I chose to use the character/person of Tom Hanks (typewriter enthusiast and actor) for this exercise because his appreciation for typewriters partially influenced my decision to go in that direction for my Career discourse. Additionally, Tom Hanks is a co-lead in the film “You’ve Got Mail”, which I reference in the final portion of my Career discourse. I made my one-liner caption “is it a typewriter, or is it love?” because of my pre-established association with Tom Hanks as an actor in the romantic genre. In addition to this, I also stated that I tend to romanticize the act of writing and therefore view antique typewriters with rose colored glasses.

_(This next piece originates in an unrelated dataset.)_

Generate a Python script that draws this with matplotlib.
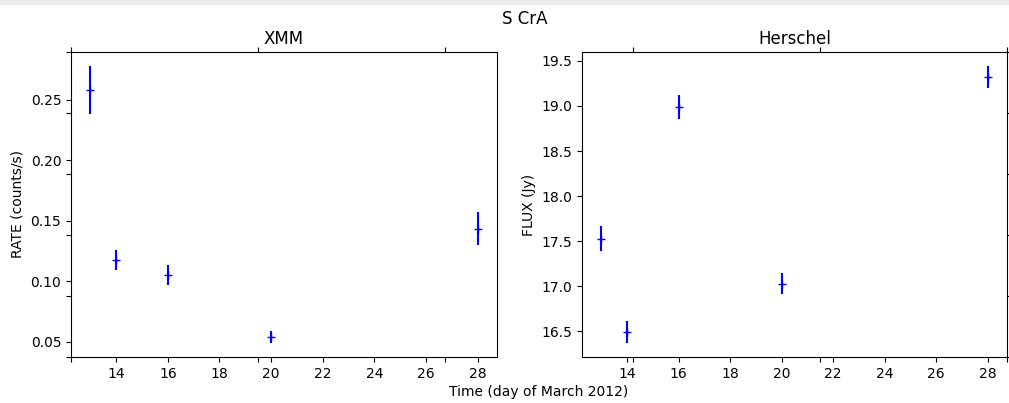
import matplotlib
matplotlib.use("Agg")
import matplotlib.pyplot as plt
from matplotlib.patches import Rectangle

# Observation days (March 2012)
days = [13, 14, 16, 20, 28]

# XMM count rate and uncertainty
xmm_rate = [0.258, 0.1176, 0.105, 0.054, 0.1436]
xmm_err = [0.020, 0.0083, 0.0083, 0.005, 0.0134]

# Herschel flux and uncertainty
hers_flux = [17.53, 16.49, 18.99, 17.03, 19.32]
hers_err = [0.14, 0.12, 0.13, 0.12, 0.125]

W, H = 1009, 403
fig = plt.figure(figsize=(W / 100, H / 100), dpi=100)

# thin grey strip along the top edge
fig.patches.append(Rectangle((0, 1 - 4.5 / H), 1, 4.5 / H, transform=fig.transFigure,
                             facecolor="#ececec", edgecolor="none", zorder=0))


def px(x0, y0, x1, y1):
    return [x0 / W, 1 - y1 / H, (x1 - x0) / W, (y1 - y0) / H]


ax1 = fig.add_axes(px(71, 52, 497, 357))
ax2 = fig.add_axes(px(582, 52, 1007, 357))

ax1.errorbar(days, xmm_rate, yerr=xmm_err, fmt="b+")
ax1.set_title("XMM", fontsize=12)
ax1.set_ylabel("RATE (counts/s)")
ax1.set_xticks([14, 16, 18, 20, 22, 24, 26, 28])

ax2.errorbar(days, hers_flux, yerr=hers_err, fmt="b+")
ax2.set_title("Herschel", fontsize=12)
ax2.set_ylabel("FLUX (Jy)")
ax2.set_xticks([14, 16, 18, 20, 22, 24, 26, 28])

# frameless overlay axes spanning both panels; only its tick marks show
big = fig.add_axes(px(71, 52, 1007, 357), frameon=False)
big.tick_params(top=True, bottom=True, left=True, right=True,
                labelbottom=False, labelleft=False)

# shared x label
fig.text(539 / W, 1 - 392 / H, "Time (day of March 2012)", ha="center", va="center")

fig.text(524.5 / W, 1 - 18.5 / H, "S CrA", ha="center", va="center", fontsize=12)

fig.savefig("out.png", dpi=100)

The mood of my Career discourse similarly captures a love for the modes of writing as a portion of the evolution of these modes is mapped out in the evolution of the typewriter.


Entertainment Pidgin Signs

“Pidgin Signs” Exercise

Reviewing my Mystory project in its current state produces several patterns that can also be associated with the language or “pidgin” I am creating in my project.

Several of my blog posts as well as my two completed discourses are heavily doused in the idea of a space or setting (my grandmother’s house, my local library, the churches I attended with my family, etc.) and nearly all of these spaces are touched in some way by my family. I would posit that the central aspect of the pidgin forming in this Mystory blog is one concerning images of family/home scenes. Even in exercises where I did not directly create an image concerning my family, the end product almost always includes some reference to a space that grounds and centers me as an individual (the High museum, driving in my car).

Photo taken in my home town; representative of the spaces or pidgin signs I have created thus far in my Mystory project.